- Source data
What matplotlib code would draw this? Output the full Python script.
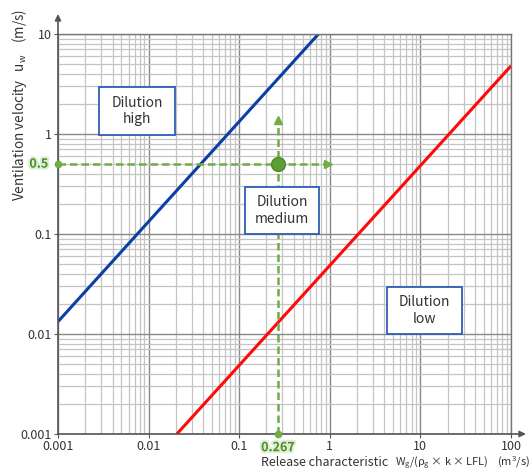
import matplotlib
matplotlib.use("Agg")
import matplotlib.pyplot as plt
import matplotlib.patheffects as pe
from matplotlib.patches import Rectangle
from matplotlib.ticker import LogLocator, NullFormatter, FixedLocator, FixedFormatter

plt.rcParams['font.family'] = ['Noto Sans CJK KR', 'DejaVu Sans']
plt.rcParams['mathtext.fontset'] = 'custom'
plt.rcParams['mathtext.rm'] = 'Noto Sans CJK KR'
plt.rcParams['mathtext.it'] = 'Noto Sans CJK KR'

# data
x_ticks = [0.001, 0.01, 0.1, 1, 10, 100]
x_labels = ['0.001', '0.01', '0.1', '1', '10', '100']
y_ticks = [0.001, 0.01, 0.1, 1, 10]
y_labels = ['0.001', '0.01', '0.1', '1', '10']

blue_x = [0.001, 0.75]      # high/medium boundary
blue_y = [0.0133, 10]
red_x = [0.0205, 100]       # medium/low boundary
red_y = [0.001, 4.8]

point_x = 0.267
point_y = 0.5
h_end = 0.95     # horizontal guide arrow end (x)
v_end = 1.38     # vertical guide arrow end (y)

regions = ['Dilution\nhigh', 'Dilution\nmedium', 'Dilution\nlow']

fig = plt.figure(figsize=(5.32, 4.74), dpi=100)
ax = fig.add_axes([58/532, 40/474, 453/532, 400/474])
ax.set_xscale('log')
ax.set_yscale('log')
ax.set_xlim(0.001, 100)
ax.set_ylim(0.001, 10)

# grid
ax.xaxis.set_minor_locator(LogLocator(base=10, subs=range(2, 10)))
ax.yaxis.set_minor_locator(LogLocator(base=10, subs=range(2, 10)))
ax.xaxis.set_minor_formatter(NullFormatter())
ax.yaxis.set_minor_formatter(NullFormatter())
ax.grid(which='minor', color='#c4c4c4', lw=0.9)
ax.grid(which='major', color='#888888', lw=1.0)
ax.set_axisbelow(True)

ax.xaxis.set_major_locator(FixedLocator(x_ticks))
ax.xaxis.set_major_formatter(FixedFormatter(x_labels))
ax.yaxis.set_major_locator(FixedLocator(y_ticks))
ax.yaxis.set_major_formatter(FixedFormatter(y_labels))
ax.tick_params(which='minor', length=0)
ax.tick_params(which='major', length=3, width=0.8, color='#555555',
               labelsize=9, labelcolor='#333333', pad=1.5)

for s in ['top', 'right']:
    ax.spines[s].set_color('#777777')
    ax.spines[s].set_linewidth(1.0)
for s in ['left', 'bottom']:
    ax.spines[s].set_color('#555555')
    ax.spines[s].set_linewidth(1.2)

# axis arrows
ax.annotate('', xy=(0, 1.05), xytext=(0, 1.0), xycoords='axes fraction',
            arrowprops=dict(arrowstyle='-|>', color='#555555', lw=1.2,
                            mutation_scale=9, shrinkA=0, shrinkB=0))
ax.annotate('', xy=(1.033, 0), xytext=(1.0, 0), xycoords='axes fraction',
            arrowprops=dict(arrowstyle='-|>', color='#555555', lw=1.2,
                            mutation_scale=9, shrinkA=0, shrinkB=0))

# boundary lines
ax.plot(blue_x, blue_y, color='#0c3fa6', lw=2.2, solid_capstyle='butt')
ax.plot(red_x, red_y, color='#ff0a0a', lw=2.2, solid_capstyle='butt')

# guide lines
green = '#70ad47'
ax.plot([0.001, h_end], [point_y, point_y], color=green, lw=1.8,
        ls=(0, (3, 1.6)), clip_on=False)
ax.plot([point_x, point_x], [0.001, v_end], color=green, lw=1.8,
        ls=(0, (3, 1.6)), clip_on=False)
ax.plot([h_end], [point_y], marker='>', color=green, ms=6, clip_on=False)
ax.plot([point_x], [v_end], marker='^', color=green, ms=6, clip_on=False)
ax.plot([0.001, point_x], [point_y, 0.001], 'o', color=green, ms=4.5,
        clip_on=False, zorder=5)
ax.plot([point_x], [point_y], 'o', color='#5e9e35', mec='#4f8a2a', ms=10,
        zorder=6)

glow = [pe.withStroke(linewidth=3, foreground='#dcefd0')]
ax.text(-0.022, point_y, '0.5', transform=ax.get_yaxis_transform(),
        ha='right', va='center', fontsize=9, fontweight='bold',
        color='#4f8a2a', path_effects=glow)
ax.text(point_x, -0.018, '0.267', transform=ax.get_xaxis_transform(),
        ha='center', va='top', fontsize=9, fontweight='bold',
        color='#4f8a2a', path_effects=glow)

# region boxes (axes fraction)
boxes = [(0.0905, 0.7475, 0.1675, 0.12),
         (0.4128, 0.50, 0.1634, 0.1175),
         (0.7263, 0.25, 0.1655, 0.1175)]
for (bx, by, bw, bh), lab in zip(boxes, regions):
    ax.add_patch(Rectangle((bx, by), bw, bh, transform=ax.transAxes,
                           facecolor='white', edgecolor='#2f5cb8', lw=1.3,
                           zorder=4))
    ax.text(bx + bw/2, by + bh/2, lab, transform=ax.transAxes, ha='center',
            va='center', fontsize=10, color='#333333', linespacing=1.25,
            zorder=5)

fig.text(20/532, 1 - 9/474, 'Ventilation velocity   u$_w$    (m/s)',
         rotation=90, ha='center', va='top', fontsize=9.7, color='#333333')

# x label in three pieces, laid out right to left
base = 1 - 466/474
parts = [('(m$^3$/s)', 8), ('W$_g$/(ρ$_g$ × k × LFL)', 7.8),
         ('Release characteristic', 9)]
gaps = [0, 9, 6]
renderer = fig.canvas.get_renderer()
right = 530
for (txt, fs), gap in zip(parts, gaps):
    right -= gap
    t = fig.text(right/532, base, txt, ha='right', va='baseline',
                 fontsize=fs, color='#333333')
    right = t.get_window_extent(renderer).x0

fig.savefig('out.png', dpi=100)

- Given request
Leaving the pictures aside, transcribe the entire listing exactly.

- Task response
What matplotlib code would draw this? Output the full Python script.
import matplotlib
matplotlib.use("Agg")
import matplotlib.pyplot as plt
import matplotlib.patheffects as pe
from matplotlib.patches import Rectangle
from matplotlib.ticker import LogLocator, NullFormatter, FixedLocator, FixedFormatter

plt.rcParams['font.family'] = ['Noto Sans CJK KR', 'DejaVu Sans']
plt.rcParams['mathtext.fontset'] = 'custom'
plt.rcParams['mathtext.rm'] = 'Noto Sans CJK KR'
plt.rcParams['mathtext.it'] = 'Noto Sans CJK KR'

# data
x_ticks = [0.001, 0.01, 0.1, 1, 10, 100]
x_labels = ['0.001', '0.01', '0.1', '1', '10', '100']
y_ticks = [0.001, 0.01, 0.1, 1, 10]
y_labels = ['0.001', '0.01', '0.1', '1', '10']

blue_x = [0.001, 0.75]      # high/medium boundary
blue_y = [0.0133, 10]
red_x = [0.0205, 100]       # medium/low boundary
red_y = [0.001, 4.8]

point_x = 0.267
point_y = 0.5
h_end = 0.95     # horizontal guide arrow end (x)
v_end = 1.38     # vertical guide arrow end (y)

regions = ['Dilution\nhigh', 'Dilution\nmedium', 'Dilution\nlow']

fig = plt.figure(figsize=(5.32, 4.74), dpi=100)
ax = fig.add_axes([58/532, 40/474, 453/532, 400/474])
ax.set_xscale('log')
ax.set_yscale('log')
ax.set_xlim(0.001, 100)
ax.set_ylim(0.001, 10)

# grid
ax.xaxis.set_minor_locator(LogLocator(base=10, subs=range(2, 10)))
ax.yaxis.set_minor_locator(LogLocator(base=10, subs=range(2, 10)))
ax.xaxis.set_minor_formatter(NullFormatter())
ax.yaxis.set_minor_formatter(NullFormatter())
ax.grid(which='minor', color='#c4c4c4', lw=0.9)
ax.grid(which='major', color='#888888', lw=1.0)
ax.set_axisbelow(True)

ax.xaxis.set_major_locator(FixedLocator(x_ticks))
ax.xaxis.set_major_formatter(FixedFormatter(x_labels))
ax.yaxis.set_major_locator(FixedLocator(y_ticks))
ax.yaxis.set_major_formatter(FixedFormatter(y_labels))
ax.tick_params(which='minor', length=0)
ax.tick_params(which='major', length=3, width=0.8, color='#555555',
               labelsize=9, labelcolor='#333333', pad=1.5)

for s in ['top', 'right']:
    ax.spines[s].set_color('#777777')
    ax.spines[s].set_linewidth(1.0)
for s in ['left', 'bottom']:
    ax.spines[s].set_color('#555555')
    ax.spines[s].set_linewidth(1.2)

# axis arrows
ax.annotate('', xy=(0, 1.05), xytext=(0, 1.0), xycoords='axes fraction',
            arrowprops=dict(arrowstyle='-|>', color='#555555', lw=1.2,
                            mutation_scale=9, shrinkA=0, shrinkB=0))
ax.annotate('', xy=(1.033, 0), xytext=(1.0, 0), xycoords='axes fraction',
            arrowprops=dict(arrowstyle='-|>', color='#555555', lw=1.2,
                            mutation_scale=9, shrinkA=0, shrinkB=0))

# boundary lines
ax.plot(blue_x, blue_y, color='#0c3fa6', lw=2.2, solid_capstyle='butt')
ax.plot(red_x, red_y, color='#ff0a0a', lw=2.2, solid_capstyle='butt')

# guide lines
green = '#70ad47'
ax.plot([0.001, h_end], [point_y, point_y], color=green, lw=1.8,
        ls=(0, (3, 1.6)), clip_on=False)
ax.plot([point_x, point_x], [0.001, v_end], color=green, lw=1.8,
        ls=(0, (3, 1.6)), clip_on=False)
ax.plot([h_end], [point_y], marker='>', color=green, ms=6, clip_on=False)
ax.plot([point_x], [v_end], marker='^', color=green, ms=6, clip_on=False)
ax.plot([0.001, point_x], [point_y, 0.001], 'o', color=green, ms=4.5,
        clip_on=False, zorder=5)
ax.plot([point_x], [point_y], 'o', color='#5e9e35', mec='#4f8a2a', ms=10,
        zorder=6)

glow = [pe.withStroke(linewidth=3, foreground='#dcefd0')]
ax.text(-0.022, point_y, '0.5', transform=ax.get_yaxis_transform(),
        ha='right', va='center', fontsize=9, fontweight='bold',
        color='#4f8a2a', path_effects=glow)
ax.text(point_x, -0.018, '0.267', transform=ax.get_xaxis_transform(),
        ha='center', va='top', fontsize=9, fontweight='bold',
        color='#4f8a2a', path_effects=glow)

# region boxes (axes fraction)
boxes = [(0.0905, 0.7475, 0.1675, 0.12),
         (0.4128, 0.50, 0.1634, 0.1175),
         (0.7263, 0.25, 0.1655, 0.1175)]
for (bx, by, bw, bh), lab in zip(boxes, regions):
    ax.add_patch(Rectangle((bx, by), bw, bh, transform=ax.transAxes,
                           facecolor='white', edgecolor='#2f5cb8', lw=1.3,
                           zorder=4))
    ax.text(bx + bw/2, by + bh/2, lab, transform=ax.transAxes, ha='center',
            va='center', fontsize=10, color='#333333', linespacing=1.25,
            zorder=5)

fig.text(20/532, 1 - 9/474, 'Ventilation velocity   u$_w$    (m/s)',
         rotation=90, ha='center', va='top', fontsize=9.7, color='#333333')

# x label in three pieces, laid out right to left
base = 1 - 466/474
parts = [('(m$^3$/s)', 8), ('W$_g$/(ρ$_g$ × k × LFL)', 7.8),
         ('Release characteristic', 9)]
gaps = [0, 9, 6]
renderer = fig.canvas.get_renderer()
right = 530
for (txt, fs), gap in zip(parts, gaps):
    right -= gap
    t = fig.text(right/532, base, txt, ha='right', va='baseline',
                 fontsize=fs, color='#333333')
    right = t.get_window_extent(renderer).x0

fig.savefig('out.png', dpi=100)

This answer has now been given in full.